## To be done
Transcribe the records below exactly, leaving out any pictures.

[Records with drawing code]
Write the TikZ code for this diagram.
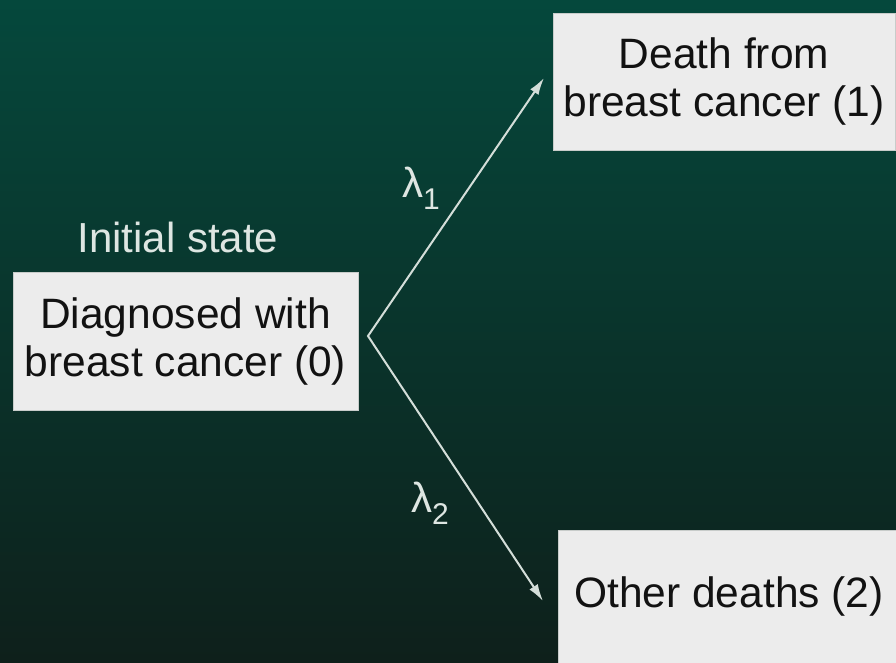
\documentclass[tikz,border=0pt]{standalone}
\usepackage{fontspec}
\setmainfont{Liberation Sans}
\usetikzlibrary{arrows.meta}
\definecolor{bgtop}{RGB}{5,72,60}
\definecolor{bgmid}{RGB}{3,62,48}
\definecolor{bgbot}{RGB}{14,32,27}
\definecolor{boxfill}{RGB}{236,236,236}
\definecolor{boxline}{RGB}{200,204,202}
\definecolor{linecol}{RGB}{212,222,217}
\definecolor{labcol}{RGB}{222,230,226}
\definecolor{txtcol}{RGB}{18,18,18}
\begin{document}
\begin{tikzpicture}[x=1pt,y=-1pt,
  statebox/.style={draw=boxline, line width=0.8pt, fill=boxfill, text=txtcol, align=center,
    font=\fontsize{42.5}{48}\selectfont, inner sep=0pt},
  lbl/.style={text=labcol, font=\fontsize{42}{48}\selectfont, inner sep=0pt},
  conn/.style={draw=linecol, line width=2pt, line join=miter,
    {Latex[length=17pt,width=10pt]}-{Latex[length=17pt,width=10pt]}}]
\useasboundingbox (0,0) rectangle (896,662);
\shade[top color=bgtop, middle color=bgmid, bottom color=bgbot] (0,0) rectangle (896,662);
\node[statebox, minimum width=345pt, minimum height=138pt] (s0) at (185.5,341) {Diagnosed with\\breast cancer (0)};
\node[statebox, minimum width=342pt, minimum height=137pt] (s1) at (724,81.5) {Death from\\breast cancer (1)};
\node[statebox, minimum width=342pt, minimum height=134pt, text depth=9pt] (s2) at (729,597) {Other deaths (2)};
\node[lbl, anchor=base] (init) at (178,252) {Initial state};
\node[lbl, anchor=base west] (l1) at (402,197) {λ\raisebox{-0.3em}{\fontsize{30}{30}\selectfont 1}};
\node[lbl, anchor=base west] (l2) at (411,512) {λ\raisebox{-0.3em}{\fontsize{30}{30}\selectfont 2}};
\coordinate (apex) at (368,336);
\coordinate (tip1) at (544,78);
\coordinate (tip2) at (543,601);
\draw[conn] (tip1) -- (apex) -- (tip2);
\end{tikzpicture}
\end{document}
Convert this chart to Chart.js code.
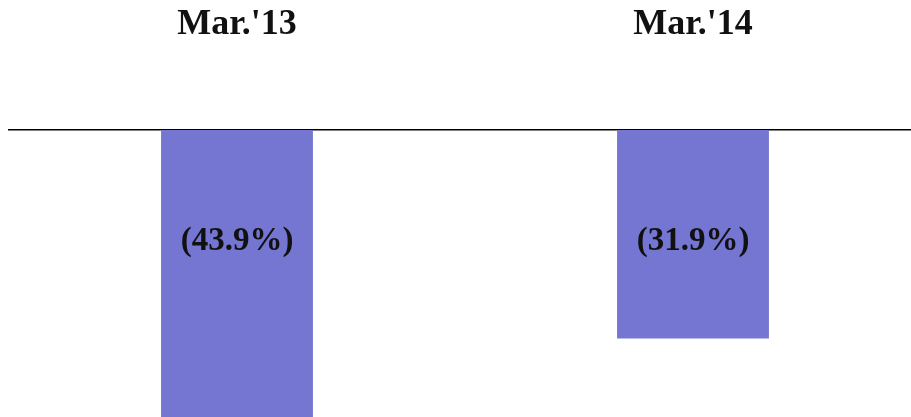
<!DOCTYPE html>
<html>
<head>
<meta charset="utf-8">
<script src="https://cdn.jsdelivr.net/npm/chart.js@4"></script>
<style>
  html, body { margin: 0; padding: 0; background: #fff; overflow: hidden; }
  #wrap { width: 921px; height: 417px; position: relative; }
</style>
</head>
<body>
<div id="wrap"><canvas id="bar-chart"></canvas></div>
<script>
var categories = ["Mar.'13", "Mar.'14"];
var values = [-43.9, -31.9];
var valueLabels = ["(43.9%)", "(31.9%)"];

var serif = "'Liberation Serif', 'DejaVu Serif', serif";

// labels sit at the same height inside both bars
var labelPlugin = {
    id: 'barLabels',
    afterDatasetsDraw: function(chart) {
        var c = chart.ctx;
        var meta = chart.getDatasetMeta(0);
        c.save();
        c.font = "bold 33px " + serif;
        c.fillStyle = "#111";
        c.textAlign = "center";
        c.textBaseline = "middle";
        meta.data.forEach(function(bar, i) {
            c.fillText(valueLabels[i], bar.x, 241);
        });
        c.restore();
    }
};

var ctx = document.getElementById("bar-chart");

var chart = new Chart(ctx, {
    type: 'bar',
    data: {
        labels: categories,
        datasets: [
            {
                data: values,
                backgroundColor: "#7575d2",
                borderWidth: 0,
                barPercentage: 0.333,
                categoryPercentage: 1
            }
        ]
    },
    options: {
        responsive: true,
        maintainAspectRatio: false,
        animation: false,
        layout: {
            padding: { left: 9, right: 0, top: 2, bottom: 0 }
        },
        plugins: {
            legend: { display: false },
            tooltip: { enabled: false }
        },
        scales: {
            x: {
                position: 'top',
                grid: { display: false, drawTicks: false },
                border: { display: true, color: "#000", width: 1.5 },
                ticks: {
                    color: "#111",
                    padding: 84,
                    font: { family: serif, size: 36, weight: 'bold' }
                },
                // keep the big gap between the labels and the line
                afterFit: function(scale) {
                    scale.height = 128;
                }
            },
            y: {
                display: false,
                min: -43.9,
                max: 0
            }
        }
    },
    plugins: [labelPlugin]
});
</script>
</body>
</html>
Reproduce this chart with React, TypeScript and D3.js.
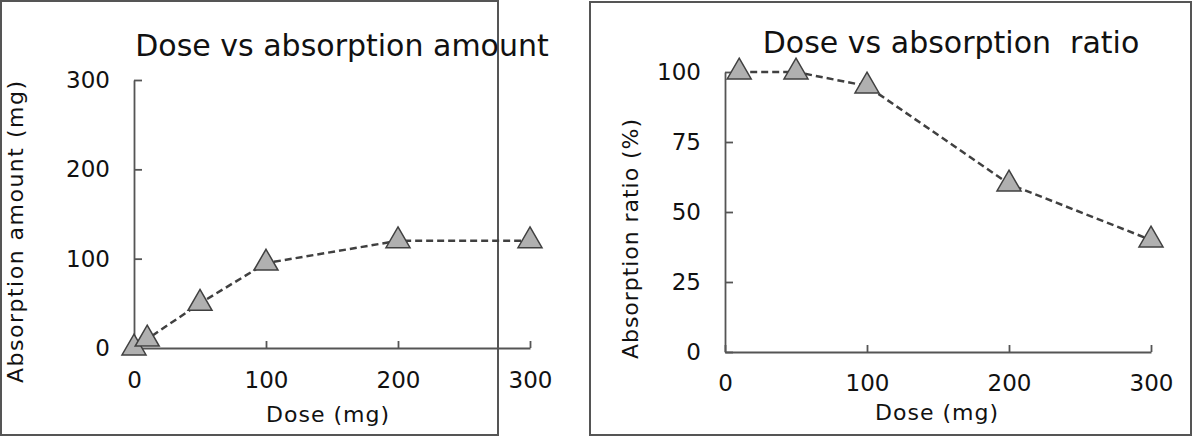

## Reply
Write the TikZ code for this diagram.
\documentclass[tikz,border=0pt]{standalone}
\usepackage{fontspec}
\setmainfont{Liberation Sans}
\usetikzlibrary{arrows.meta}
\definecolor{bgtop}{RGB}{5,72,60}
\definecolor{bgmid}{RGB}{3,62,48}
\definecolor{bgbot}{RGB}{14,32,27}
\definecolor{boxfill}{RGB}{236,236,236}
\definecolor{boxline}{RGB}{200,204,202}
\definecolor{linecol}{RGB}{212,222,217}
\definecolor{labcol}{RGB}{222,230,226}
\definecolor{txtcol}{RGB}{18,18,18}
\begin{document}
\begin{tikzpicture}[x=1pt,y=-1pt,
  statebox/.style={draw=boxline, line width=0.8pt, fill=boxfill, text=txtcol, align=center,
    font=\fontsize{42.5}{48}\selectfont, inner sep=0pt},
  lbl/.style={text=labcol, font=\fontsize{42}{48}\selectfont, inner sep=0pt},
  conn/.style={draw=linecol, line width=2pt, line join=miter,
    {Latex[length=17pt,width=10pt]}-{Latex[length=17pt,width=10pt]}}]
\useasboundingbox (0,0) rectangle (896,662);
\shade[top color=bgtop, middle color=bgmid, bottom color=bgbot] (0,0) rectangle (896,662);
\node[statebox, minimum width=345pt, minimum height=138pt] (s0) at (185.5,341) {Diagnosed with\\breast cancer (0)};
\node[statebox, minimum width=342pt, minimum height=137pt] (s1) at (724,81.5) {Death from\\breast cancer (1)};
\node[statebox, minimum width=342pt, minimum height=134pt, text depth=9pt] (s2) at (729,597) {Other deaths (2)};
\node[lbl, anchor=base] (init) at (178,252) {Initial state};
\node[lbl, anchor=base west] (l1) at (402,197) {λ\raisebox{-0.3em}{\fontsize{30}{30}\selectfont 1}};
\node[lbl, anchor=base west] (l2) at (411,512) {λ\raisebox{-0.3em}{\fontsize{30}{30}\selectfont 2}};
\coordinate (apex) at (368,336);
\coordinate (tip1) at (544,78);
\coordinate (tip2) at (543,601);
\draw[conn] (tip1) -- (apex) -- (tip2);
\end{tikzpicture}
\end{document}
Convert this chart to Chart.js code.
<!DOCTYPE html>
<html>
<head>
<meta charset="utf-8">
<script src="https://cdn.jsdelivr.net/npm/chart.js@4"></script>
<style>
  html, body { margin: 0; padding: 0; background: #fff; overflow: hidden; }
  #wrap { width: 921px; height: 417px; position: relative; }
</style>
</head>
<body>
<div id="wrap"><canvas id="bar-chart"></canvas></div>
<script>
var categories = ["Mar.'13", "Mar.'14"];
var values = [-43.9, -31.9];
var valueLabels = ["(43.9%)", "(31.9%)"];

var serif = "'Liberation Serif', 'DejaVu Serif', serif";

// labels sit at the same height inside both bars
var labelPlugin = {
    id: 'barLabels',
    afterDatasetsDraw: function(chart) {
        var c = chart.ctx;
        var meta = chart.getDatasetMeta(0);
        c.save();
        c.font = "bold 33px " + serif;
        c.fillStyle = "#111";
        c.textAlign = "center";
        c.textBaseline = "middle";
        meta.data.forEach(function(bar, i) {
            c.fillText(valueLabels[i], bar.x, 241);
        });
        c.restore();
    }
};

var ctx = document.getElementById("bar-chart");

var chart = new Chart(ctx, {
    type: 'bar',
    data: {
        labels: categories,
        datasets: [
            {
                data: values,
                backgroundColor: "#7575d2",
                borderWidth: 0,
                barPercentage: 0.333,
                categoryPercentage: 1
            }
        ]
    },
    options: {
        responsive: true,
        maintainAspectRatio: false,
        animation: false,
        layout: {
            padding: { left: 9, right: 0, top: 2, bottom: 0 }
        },
        plugins: {
            legend: { display: false },
            tooltip: { enabled: false }
        },
        scales: {
            x: {
                position: 'top',
                grid: { display: false, drawTicks: false },
                border: { display: true, color: "#000", width: 1.5 },
                ticks: {
                    color: "#111",
                    padding: 84,
                    font: { family: serif, size: 36, weight: 'bold' }
                },
                // keep the big gap between the labels and the line
                afterFit: function(scale) {
                    scale.height = 128;
                }
            },
            y: {
                display: false,
                min: -43.9,
                max: 0
            }
        }
    },
    plugins: [labelPlugin]
});
</script>
</body>
</html>
Reproduce this chart with React, TypeScript and D3.js.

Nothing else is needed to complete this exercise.